2. The non-pneumatic wheel as claimed in claim 1,

wherein a distance of widthwise direction of the second horizontal portion is the same as a distance between the neighboring first vertical portions.

3. The non-pneumatic wheel as claimed in claim 1,

wherein a distance of widthwise direction of the second vertical portion is the same as a distance between the neighboring first horizontal portions.

4. The non-pneumatic wheel as claimed in claim 1,

wherein the separation stopping portion is comprised of the first and second separation stopping portions which are symmetrically formed each other in the right side and the left side on the first vertical portion, and the stopping portion is comprised of the first and second stopping portions which are symmetrically formed each other in the right side and the left side on the second vertical portion.

5. The non-pneumatic wheel as claimed in claim 4,

wherein a first slope and a second slope which act as a guide to couple the link portions with the expansion preventing portion are formed at the ends of the first and second stopping portions.

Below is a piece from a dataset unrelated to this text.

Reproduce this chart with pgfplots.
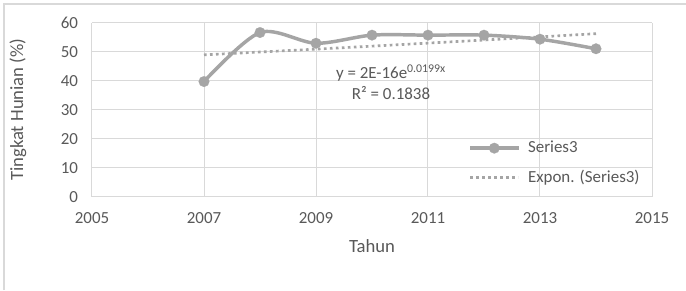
\documentclass[border=0pt]{standalone}
\usepackage{fontspec}
\setmainfont{Carlito}
\usepackage{pgfplots}
\pgfplotsset{compat=1.18}
\definecolor{txt}{HTML}{595959}
\definecolor{grd}{HTML}{D9D9D9}
\definecolor{ser}{HTML}{A5A5A5}
\begin{document}
\begin{tikzpicture}
\useasboundingbox (0,0) rectangle (514.5pt,217.5pt);
\fill[white] (0,0) rectangle (514.5pt,217.5pt);
\draw[grd, line width=0.9pt] (3pt,0) -- (3pt,214.5pt) -- (514.5pt,214.5pt);
\begin{axis}[
  at={(69pt,70pt)}, anchor=south west,
  scale only axis, width=420pt, height=130.5pt,
  xmin=2005, xmax=2015, ymin=0, ymax=60,
  xtick={2005,2007,...,2015}, ytick={0,10,...,60},
  grid=major, major grid style={grd, line width=0.75pt},
  axis line style={grd, line width=0.75pt},
  axis x line*=bottom, axis y line*=left,
  x axis line style={-}, y axis line style={-},
  major tick length=0pt,
  /pgf/number format/assume math mode=true,
  /pgf/number format/1000 sep={},
  ticklabel style={font=\fontsize{12.7}{14}\selectfont, text=txt},
  xticklabel style={anchor=center, yshift=-16pt},
  yticklabel style={anchor=east, xshift=-7pt},
  every axis x label/.style={at={(rel axis cs:0.5,0)}, anchor=center, yshift=-37pt, font=\fontsize{14}{16}\selectfont, text=txt},
  every axis y label/.style={at={(rel axis cs:0,0.5)}, xshift=-55.5pt, rotate=90, anchor=center, font=\fontsize{14}{16}\selectfont, text=txt},
  xlabel={Tahun}, ylabel={Tingkat Hunian (\%)},
  legend style={at={(axis cs:2011.72,11.6)}, anchor=west, draw=none, fill=none,
    font=\fontsize{12.7}{14}\selectfont, text=txt, row sep=7.5pt, inner sep=0pt,
    /tikz/every odd column/.append style={column sep=4pt}},
  legend cell align=left,
  legend image code/.code={\draw[mark repeat=2,mark phase=2,#1] plot coordinates {(0pt,0pt)(18pt,0pt)(36pt,0pt)};},
  clip=false,
]
\addplot[ser, line width=2.6pt, smooth, tension=0.5, mark=*, mark size=4pt, mark options={fill=ser, draw=ser, line width=0.1pt}]
  coordinates {(2007,39.7) (2008,56.6) (2009,52.9) (2010,55.7) (2011,55.7) (2012,55.7) (2013,54.3) (2014,51.0)};
\addlegendentry{Series3}
\addplot[ser, line width=2pt, dash pattern=on 2pt off 2.5pt]
  coordinates {(2007,48.90) (2008,49.88) (2009,50.88) (2010,51.90) (2011,52.95) (2012,54.01) (2013,55.10) (2014,56.20)};
\addlegendentry{Expon. (Series3)}
\node[text=txt, font=\fontsize{12.7}{14}\selectfont, anchor=center] at (axis cs:2010.34,42.7) {y = 2E-16e\textsuperscript{0.0199x}};
\node[text=txt, font=\fontsize{12.7}{14}\selectfont, anchor=center] at (axis cs:2010.34,35.6) {R² = 0.1838};
\end{axis}
\end{tikzpicture}
\end{document}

6. The non-pneumatic wheel as claimed in claim 1,

wherein the expansion preventing portion of the inner ring is tightly fitted into the gap of the link portions of the outer ring.

7. The non-pneumatic wheel as claimed in claim 1,

wherein a first space is formed between the inner side of the outer ring and the outer side of the expansion preventing portion of the inner ring.

8. The non-pneumatic wheel as claimed in claim 1,

wherein a second space is formed between the inner side of the link portion of the outer ring and the outer side of the spoke portion of the inner ring.